Caught in the System, Ex-Hacker Is Stalked by His Past

• Kim Zetter via WIRED.com
 

Early last week, before the suspects were identified in the Boston Marathon bombings, a U.S. probation officer and his supervisor visited the Manhattan apartment of programmer Stephen Watt with a question: Did Watt happen to know anything about the attack?

“He said, ‘We want to ask you about this Boston thing. I think you know what we’re talking about. I’m talking about the attacks,’” Watt recalls. “Then he said, ‘If you know any rumors that you heard about beforehand or even afterwards, please [tell us] through your lawyer.’”

They told Watt they weren’t accusing him of anything, just that he should come forward if he had any information. Watt and his wife were shocked by the random inquiry.
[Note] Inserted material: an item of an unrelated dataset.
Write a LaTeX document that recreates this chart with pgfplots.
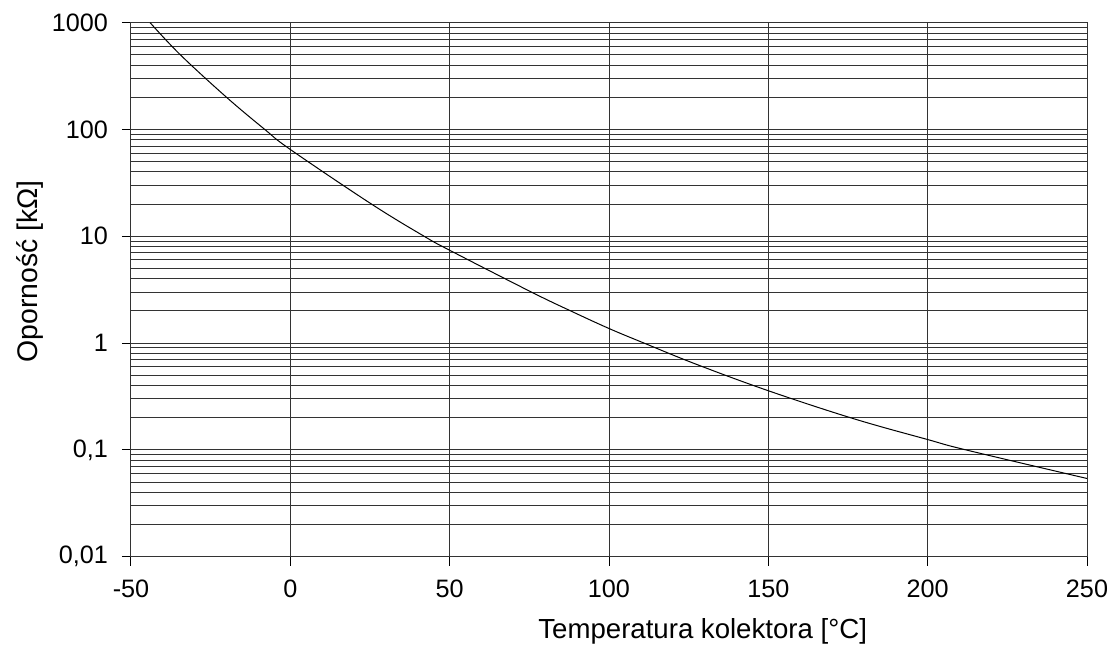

But in some ways, it’s part and parcel of Watt’s new life as a hacker ex-con.

Watt, a striking 7-foot-tall software engineer, once had a bright future coding software for a maker of real-time stock trading systems. Then a small packet-sniffing program he wrote for a friend got him embroiled in a multi-million-dollar bank card heist that netted him a two-year prison sentence and a hefty restitution judgment. Watt went from having a promising career on Wall Street to living in a grim cell in a high-rise prison in Seattle, where blacked-out windows blocked the natural light, and the absence of outdoor exercise facilities meant he didn’t breathe much fresh air for two years.